Distriuted to Council members Saturday, the six-page report asks that girls be permitted in rooms in the Houses from 2 to 7 p.m. on Monday through Thursday; from 2 p.m. to midnight on Friday; from noon to 1 a.m. on Saturday--even after home football games--and from noon, to 8 p.m. on Sunday. The statement will come up for discussion at the next Council meeting, on Dec. 16.

The committee concedes that the University has a right to be concerned with the morality of students. "It is reasonable and proper that both students and administrators be anxious that the University provide guidance and information" for decisions regarding sexual behavior, it says.

Religious and psychiatric counsel are suggested as the proper forms of advice, however. The committee claims that reasonable parietal rules have little effect on the frequency of sexual intercourse by most students and do not encourage immoral behavior.

Parietal rules, "being impractical and inappropriate tools for influencing student behavior and morals," should therefore be determined mainly by the requirements of social order in the Houses, the report adds.

Stating that "psychologists, theologians and educators are far from agreement on what constitutes moral sexual behavior and what general rules, if any, can be postulated," the committee said the "College cannot and should not take a legislative and punitive attitude" toward student behavior with women.
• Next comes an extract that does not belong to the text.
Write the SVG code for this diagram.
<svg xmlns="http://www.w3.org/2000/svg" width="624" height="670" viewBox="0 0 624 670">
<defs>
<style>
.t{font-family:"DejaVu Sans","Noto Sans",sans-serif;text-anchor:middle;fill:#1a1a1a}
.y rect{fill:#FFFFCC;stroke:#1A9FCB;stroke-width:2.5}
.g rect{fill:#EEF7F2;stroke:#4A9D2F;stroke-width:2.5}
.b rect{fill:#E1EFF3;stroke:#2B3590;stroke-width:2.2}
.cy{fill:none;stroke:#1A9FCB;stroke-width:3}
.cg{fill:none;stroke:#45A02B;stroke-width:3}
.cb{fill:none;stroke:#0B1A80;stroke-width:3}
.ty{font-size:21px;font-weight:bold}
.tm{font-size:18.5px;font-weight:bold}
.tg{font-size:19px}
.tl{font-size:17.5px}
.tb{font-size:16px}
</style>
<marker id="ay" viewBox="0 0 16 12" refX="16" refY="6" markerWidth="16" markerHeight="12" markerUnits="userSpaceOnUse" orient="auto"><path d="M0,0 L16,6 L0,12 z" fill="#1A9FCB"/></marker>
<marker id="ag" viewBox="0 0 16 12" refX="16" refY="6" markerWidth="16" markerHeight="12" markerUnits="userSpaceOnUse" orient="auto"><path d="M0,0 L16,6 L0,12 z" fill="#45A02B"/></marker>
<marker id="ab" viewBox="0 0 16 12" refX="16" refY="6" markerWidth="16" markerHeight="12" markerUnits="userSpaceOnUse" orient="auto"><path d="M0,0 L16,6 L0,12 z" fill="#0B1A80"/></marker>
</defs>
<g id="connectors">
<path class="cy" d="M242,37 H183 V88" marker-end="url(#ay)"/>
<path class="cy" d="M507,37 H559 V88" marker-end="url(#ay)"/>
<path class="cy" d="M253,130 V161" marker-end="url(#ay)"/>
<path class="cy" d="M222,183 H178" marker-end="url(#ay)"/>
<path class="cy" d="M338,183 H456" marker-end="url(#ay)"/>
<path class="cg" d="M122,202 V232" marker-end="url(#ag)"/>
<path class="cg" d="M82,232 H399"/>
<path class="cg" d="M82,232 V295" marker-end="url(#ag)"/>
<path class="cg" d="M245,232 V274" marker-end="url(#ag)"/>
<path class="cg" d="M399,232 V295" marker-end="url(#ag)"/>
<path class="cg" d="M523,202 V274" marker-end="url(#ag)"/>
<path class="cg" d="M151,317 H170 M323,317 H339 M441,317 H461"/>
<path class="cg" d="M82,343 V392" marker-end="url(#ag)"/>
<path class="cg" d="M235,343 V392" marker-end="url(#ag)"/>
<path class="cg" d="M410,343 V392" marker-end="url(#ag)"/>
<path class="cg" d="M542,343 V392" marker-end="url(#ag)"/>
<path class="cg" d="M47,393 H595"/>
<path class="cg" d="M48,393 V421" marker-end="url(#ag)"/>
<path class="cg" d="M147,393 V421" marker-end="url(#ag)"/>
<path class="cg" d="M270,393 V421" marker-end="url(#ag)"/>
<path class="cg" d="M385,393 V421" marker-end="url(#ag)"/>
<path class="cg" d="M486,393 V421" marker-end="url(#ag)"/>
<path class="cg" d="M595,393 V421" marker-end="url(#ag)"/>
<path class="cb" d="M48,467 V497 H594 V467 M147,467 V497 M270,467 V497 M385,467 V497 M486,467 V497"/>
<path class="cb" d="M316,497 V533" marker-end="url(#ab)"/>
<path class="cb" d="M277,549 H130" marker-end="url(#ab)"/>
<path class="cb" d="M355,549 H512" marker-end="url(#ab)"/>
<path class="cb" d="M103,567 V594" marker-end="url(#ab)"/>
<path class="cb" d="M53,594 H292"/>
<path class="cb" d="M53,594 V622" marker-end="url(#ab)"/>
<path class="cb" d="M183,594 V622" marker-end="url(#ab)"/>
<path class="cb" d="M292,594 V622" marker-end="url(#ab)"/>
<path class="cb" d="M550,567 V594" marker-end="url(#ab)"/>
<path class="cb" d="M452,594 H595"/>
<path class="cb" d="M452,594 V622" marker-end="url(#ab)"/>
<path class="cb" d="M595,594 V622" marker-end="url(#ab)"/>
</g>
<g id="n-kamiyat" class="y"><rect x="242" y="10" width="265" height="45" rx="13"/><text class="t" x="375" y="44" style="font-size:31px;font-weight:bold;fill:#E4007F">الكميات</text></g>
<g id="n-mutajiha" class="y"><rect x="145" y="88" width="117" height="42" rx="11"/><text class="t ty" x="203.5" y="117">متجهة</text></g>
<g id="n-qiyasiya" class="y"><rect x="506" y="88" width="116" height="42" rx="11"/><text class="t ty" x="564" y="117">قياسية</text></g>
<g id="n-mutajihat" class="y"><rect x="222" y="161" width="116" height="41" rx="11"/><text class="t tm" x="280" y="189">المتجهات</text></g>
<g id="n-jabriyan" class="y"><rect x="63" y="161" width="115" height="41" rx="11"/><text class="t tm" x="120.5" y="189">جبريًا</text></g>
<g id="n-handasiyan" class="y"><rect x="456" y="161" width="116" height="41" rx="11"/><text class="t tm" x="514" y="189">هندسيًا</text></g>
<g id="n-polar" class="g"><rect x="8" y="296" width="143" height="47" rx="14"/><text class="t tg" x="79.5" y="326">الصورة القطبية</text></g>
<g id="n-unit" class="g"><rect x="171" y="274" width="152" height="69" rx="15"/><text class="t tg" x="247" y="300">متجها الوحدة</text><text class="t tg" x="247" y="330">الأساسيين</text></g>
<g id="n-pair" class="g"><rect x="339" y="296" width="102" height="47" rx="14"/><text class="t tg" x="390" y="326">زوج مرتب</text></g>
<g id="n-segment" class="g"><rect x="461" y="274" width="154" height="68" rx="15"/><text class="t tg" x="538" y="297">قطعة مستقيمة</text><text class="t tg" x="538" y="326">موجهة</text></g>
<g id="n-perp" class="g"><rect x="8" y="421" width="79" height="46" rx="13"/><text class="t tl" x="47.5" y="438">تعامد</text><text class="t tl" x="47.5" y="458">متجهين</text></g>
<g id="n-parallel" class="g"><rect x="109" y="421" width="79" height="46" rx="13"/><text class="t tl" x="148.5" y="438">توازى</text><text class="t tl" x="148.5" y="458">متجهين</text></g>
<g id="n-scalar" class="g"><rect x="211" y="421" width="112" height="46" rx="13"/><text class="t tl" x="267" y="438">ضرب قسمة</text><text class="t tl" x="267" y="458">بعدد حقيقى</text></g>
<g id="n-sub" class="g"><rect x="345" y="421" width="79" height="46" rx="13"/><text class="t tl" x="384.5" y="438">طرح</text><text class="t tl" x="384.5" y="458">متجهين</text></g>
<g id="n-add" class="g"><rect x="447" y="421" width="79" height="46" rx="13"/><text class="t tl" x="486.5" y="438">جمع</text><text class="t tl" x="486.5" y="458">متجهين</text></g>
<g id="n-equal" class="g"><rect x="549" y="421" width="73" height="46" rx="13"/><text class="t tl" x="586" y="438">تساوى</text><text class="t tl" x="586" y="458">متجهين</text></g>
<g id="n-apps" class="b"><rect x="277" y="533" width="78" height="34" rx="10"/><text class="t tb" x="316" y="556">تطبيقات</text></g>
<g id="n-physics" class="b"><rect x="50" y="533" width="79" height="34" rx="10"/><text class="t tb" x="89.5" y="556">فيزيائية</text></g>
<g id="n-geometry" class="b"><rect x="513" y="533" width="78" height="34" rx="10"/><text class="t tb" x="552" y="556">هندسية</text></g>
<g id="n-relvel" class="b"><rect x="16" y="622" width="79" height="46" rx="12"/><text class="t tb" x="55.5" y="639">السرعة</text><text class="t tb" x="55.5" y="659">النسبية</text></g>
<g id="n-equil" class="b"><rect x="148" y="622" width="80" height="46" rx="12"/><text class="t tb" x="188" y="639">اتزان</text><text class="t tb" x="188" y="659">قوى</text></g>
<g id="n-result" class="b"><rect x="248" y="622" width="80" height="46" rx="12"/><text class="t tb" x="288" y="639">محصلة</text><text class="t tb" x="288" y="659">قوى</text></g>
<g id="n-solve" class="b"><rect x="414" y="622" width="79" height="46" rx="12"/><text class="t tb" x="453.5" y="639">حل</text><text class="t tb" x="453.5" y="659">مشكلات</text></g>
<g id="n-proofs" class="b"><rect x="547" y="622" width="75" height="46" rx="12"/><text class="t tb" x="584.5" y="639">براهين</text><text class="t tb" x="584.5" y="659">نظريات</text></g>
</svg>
"The deans of Harvard College itself," the committee reported, "have found society to be in a transitional period and thus should be hesitant to attempt to enforce any doctrinaire position."

In arguing for a liberalization of Friday night hours--the most drastic change--the committee states that a great majority of students favors the change. The extension would not inconvenience a significant number of students since all library facilities are available on Friday night, it maintains.

Saturday night hours should last until 1 a.m., the committee says, to permit students to return to their rooms briefly after attending an event in Cambridge or Boston during the evening. Students do not have to leave the Houses at midnight, it continues, since most upperclass college girls do not have to return until at least 1 a.m.

Opening the Houses at 2 p.m. instead of 4 p.m. on weekdays would provide additional opportunities for study dater, and would offer "greater flexibility with little or no inconvenience to anyone," according to the report.

In its request for late hours on all Saturdays, the committee points out that under present rules students do not really drink less on football Saturdays, and probably drive more than they would if there were parietals. In the past, excessive drinking followed by driving has been cited as a reason for ending hours at 8. At other colleges it is common practice to extend hours on football weekends, the report states.

The current parietals committee, composed of three House Committee chairmen and five HCUA members, took over the parietals study when the Council returned the report of an original committee for "study of the philosophical basis of parietal hours.